## Input records
* begin *

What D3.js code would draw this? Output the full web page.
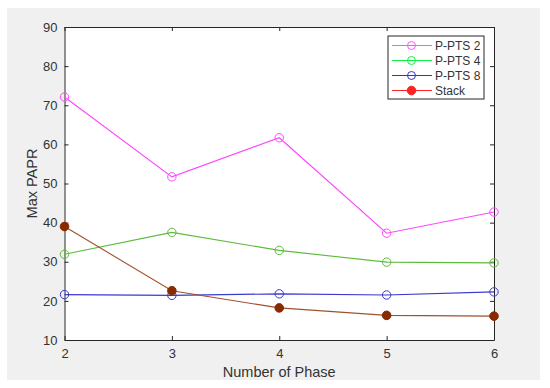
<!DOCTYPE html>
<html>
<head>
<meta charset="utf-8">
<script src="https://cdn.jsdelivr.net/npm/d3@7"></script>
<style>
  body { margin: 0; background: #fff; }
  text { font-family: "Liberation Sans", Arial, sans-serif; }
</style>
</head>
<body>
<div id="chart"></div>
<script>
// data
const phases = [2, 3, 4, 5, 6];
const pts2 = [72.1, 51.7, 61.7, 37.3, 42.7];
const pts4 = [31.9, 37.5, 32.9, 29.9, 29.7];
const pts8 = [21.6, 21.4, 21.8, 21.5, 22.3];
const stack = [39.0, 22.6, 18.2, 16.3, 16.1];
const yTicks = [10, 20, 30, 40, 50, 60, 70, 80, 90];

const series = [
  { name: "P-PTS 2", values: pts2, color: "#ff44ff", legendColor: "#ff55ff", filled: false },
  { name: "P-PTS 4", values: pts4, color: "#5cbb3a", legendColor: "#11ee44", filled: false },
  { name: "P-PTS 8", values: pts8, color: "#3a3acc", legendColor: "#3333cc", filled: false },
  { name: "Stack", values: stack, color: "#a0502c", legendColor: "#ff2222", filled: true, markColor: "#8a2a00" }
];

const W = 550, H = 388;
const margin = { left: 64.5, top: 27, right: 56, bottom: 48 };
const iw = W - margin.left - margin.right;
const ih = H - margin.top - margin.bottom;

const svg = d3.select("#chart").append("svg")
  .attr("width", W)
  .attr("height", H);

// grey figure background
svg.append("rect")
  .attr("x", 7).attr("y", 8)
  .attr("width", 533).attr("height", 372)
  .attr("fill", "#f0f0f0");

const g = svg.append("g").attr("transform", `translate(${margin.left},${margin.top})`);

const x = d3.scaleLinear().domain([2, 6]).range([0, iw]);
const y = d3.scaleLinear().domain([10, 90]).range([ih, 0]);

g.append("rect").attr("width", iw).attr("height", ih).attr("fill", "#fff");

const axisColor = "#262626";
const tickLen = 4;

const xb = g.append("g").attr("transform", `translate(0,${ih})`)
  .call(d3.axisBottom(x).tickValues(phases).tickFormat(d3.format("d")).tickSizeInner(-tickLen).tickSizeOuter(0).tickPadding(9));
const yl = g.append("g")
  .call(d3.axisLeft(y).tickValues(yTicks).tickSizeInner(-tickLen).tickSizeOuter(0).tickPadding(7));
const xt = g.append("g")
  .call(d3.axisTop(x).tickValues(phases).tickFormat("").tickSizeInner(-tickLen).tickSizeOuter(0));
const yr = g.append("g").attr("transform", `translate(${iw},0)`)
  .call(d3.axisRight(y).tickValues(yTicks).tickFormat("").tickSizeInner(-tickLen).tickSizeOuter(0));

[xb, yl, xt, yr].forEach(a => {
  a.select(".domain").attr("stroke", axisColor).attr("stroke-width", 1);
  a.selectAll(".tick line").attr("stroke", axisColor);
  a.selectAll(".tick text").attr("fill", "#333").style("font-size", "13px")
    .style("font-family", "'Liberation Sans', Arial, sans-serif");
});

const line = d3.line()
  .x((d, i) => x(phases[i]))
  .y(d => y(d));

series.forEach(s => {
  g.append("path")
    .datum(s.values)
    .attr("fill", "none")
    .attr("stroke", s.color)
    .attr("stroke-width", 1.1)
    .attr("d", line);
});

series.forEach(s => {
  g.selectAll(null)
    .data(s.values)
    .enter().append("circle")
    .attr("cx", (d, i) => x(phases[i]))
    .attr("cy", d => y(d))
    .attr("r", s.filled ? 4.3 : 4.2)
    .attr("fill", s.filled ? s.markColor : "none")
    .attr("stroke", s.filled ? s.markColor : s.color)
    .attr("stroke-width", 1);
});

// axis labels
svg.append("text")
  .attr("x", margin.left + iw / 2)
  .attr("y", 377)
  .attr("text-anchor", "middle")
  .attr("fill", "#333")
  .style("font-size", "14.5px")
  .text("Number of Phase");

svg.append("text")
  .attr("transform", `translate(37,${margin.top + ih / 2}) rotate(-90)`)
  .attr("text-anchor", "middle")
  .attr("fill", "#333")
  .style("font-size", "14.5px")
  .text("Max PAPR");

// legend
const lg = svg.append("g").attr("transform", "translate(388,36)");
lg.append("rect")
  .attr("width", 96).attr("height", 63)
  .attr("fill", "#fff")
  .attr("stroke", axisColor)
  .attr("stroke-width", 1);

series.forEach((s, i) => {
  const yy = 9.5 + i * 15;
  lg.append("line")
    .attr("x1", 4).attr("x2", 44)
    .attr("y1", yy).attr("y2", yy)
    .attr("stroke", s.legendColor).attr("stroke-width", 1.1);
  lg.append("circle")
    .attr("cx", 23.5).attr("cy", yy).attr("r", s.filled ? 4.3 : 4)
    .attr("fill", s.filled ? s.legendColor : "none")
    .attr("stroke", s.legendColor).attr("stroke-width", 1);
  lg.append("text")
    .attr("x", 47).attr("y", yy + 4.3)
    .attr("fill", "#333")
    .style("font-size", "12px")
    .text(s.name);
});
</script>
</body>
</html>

* end *
* begin *

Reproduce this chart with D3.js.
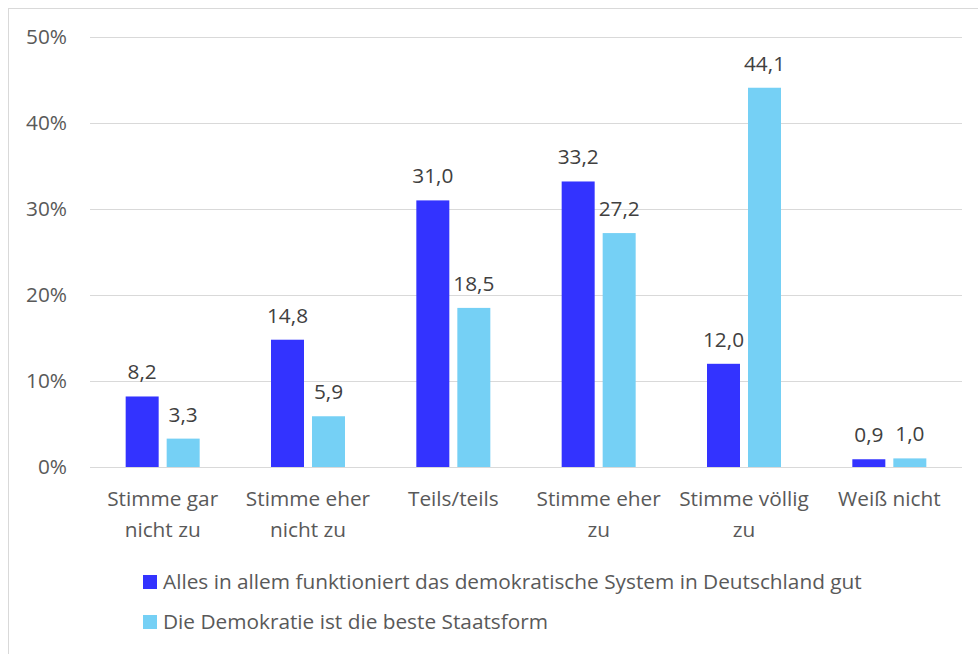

* end *

## Directive
Repeat, word for word, the lines of the material above from the one holding "What D3.js code" through the one holding "const y = d3.scaleLinear().domain([10, 90]).range([ih, 0]);". Leave out pictures.

## Answer below
What D3.js code would draw this? Output the full web page.
<!DOCTYPE html>
<html>
<head>
<meta charset="utf-8">
<script src="https://cdn.jsdelivr.net/npm/d3@7"></script>
<style>
  body { margin: 0; background: #fff; }
  text { font-family: "Liberation Sans", Arial, sans-serif; }
</style>
</head>
<body>
<div id="chart"></div>
<script>
// data
const phases = [2, 3, 4, 5, 6];
const pts2 = [72.1, 51.7, 61.7, 37.3, 42.7];
const pts4 = [31.9, 37.5, 32.9, 29.9, 29.7];
const pts8 = [21.6, 21.4, 21.8, 21.5, 22.3];
const stack = [39.0, 22.6, 18.2, 16.3, 16.1];
const yTicks = [10, 20, 30, 40, 50, 60, 70, 80, 90];

const series = [
  { name: "P-PTS 2", values: pts2, color: "#ff44ff", legendColor: "#ff55ff", filled: false },
  { name: "P-PTS 4", values: pts4, color: "#5cbb3a", legendColor: "#11ee44", filled: false },
  { name: "P-PTS 8", values: pts8, color: "#3a3acc", legendColor: "#3333cc", filled: false },
  { name: "Stack", values: stack, color: "#a0502c", legendColor: "#ff2222", filled: true, markColor: "#8a2a00" }
];

const W = 550, H = 388;
const margin = { left: 64.5, top: 27, right: 56, bottom: 48 };
const iw = W - margin.left - margin.right;
const ih = H - margin.top - margin.bottom;

const svg = d3.select("#chart").append("svg")
  .attr("width", W)
  .attr("height", H);

// grey figure background
svg.append("rect")
  .attr("x", 7).attr("y", 8)
  .attr("width", 533).attr("height", 372)
  .attr("fill", "#f0f0f0");

const g = svg.append("g").attr("transform", `translate(${margin.left},${margin.top})`);

const x = d3.scaleLinear().domain([2, 6]).range([0, iw]);
const y = d3.scaleLinear().domain([10, 90]).range([ih, 0]);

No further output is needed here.